Mulhouse was at the heart of the French industrial revolution, and has been a thriving economic business hub ever since.
The economic heritage of the city lies in the production of textiles and machinery. The history of this commercial past can be seen in the mechanics museums of the area, and much of it still survives today, with a number of factories operating in the city.
Thanks to the vast array of public transport links and roads, booming business centers such as Belfort-Montbeliard, Freiburg and Basel are easily accessible from Mulhouse. Many residents take full advantage of this simple journey and commute to work in these neighboring districts.
Mulhouse is a hugely popular choice of destination for summer houses and second homes. As a result, many expats find short term work house-sitting during the off-peak seasons.
A wide range of job vacancies for English speaking foreigners can be find online: it is easy to narrow the search down by town or city, making finding a job in Mulhouse very straightforward.
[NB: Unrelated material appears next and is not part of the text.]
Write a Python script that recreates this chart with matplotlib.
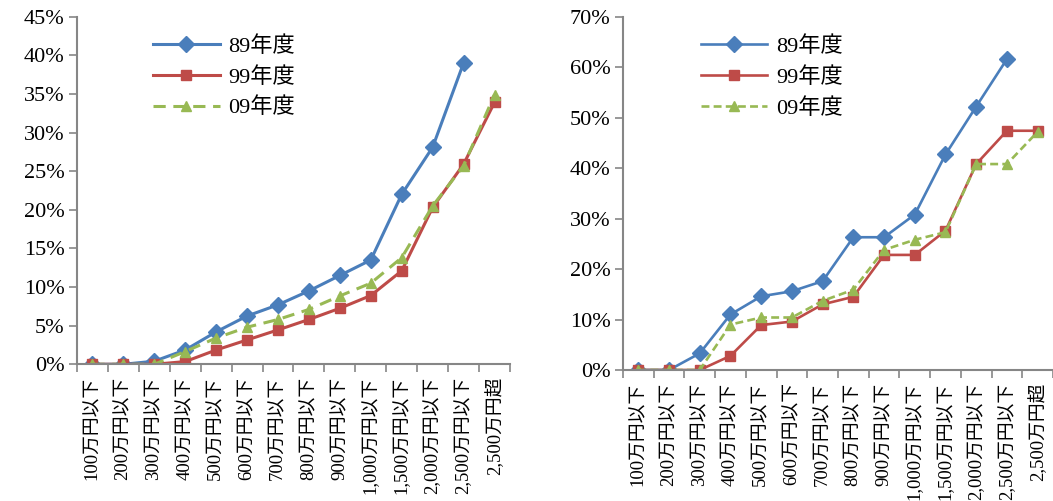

People moving to Mulhouse from EU countries and Switzerland can search for a job on the EURES website. This is the official job site from the European Commission. On this website potential Mulhouse residents can upload a CV and seek advice from experts. EURES hold job fairs throughout France which are well worth attending. Another great way to hunt for Mulhouse jobs is to browse local newspapers and community websites. The city wide paper “L’Alsace” has an extensive job section that is perfect for finding work in manual labor and casual sectors.
Residents of Mulhouse are taxed on their income: this includes wages, pensions, financial investments and rental income. Income tax is charged at a progressive scale: incomes lower than 6,012 EUR are not taxed; otherwise rates range from 5.5% on income up to 11,991 EUR per tax year up to 45% on income of 151,000 and above.
In addition to the standard income tax rates, any people with a net annual income of 250,000 EUR or higher is liable to pay a unique tax contribution known as “contribution exceptionnelle sur les hauts revenus”. This is charged at 3% on income of up to 500,000 EUR and 4% on any higher earnings. These tax rates apply to all earners including expats.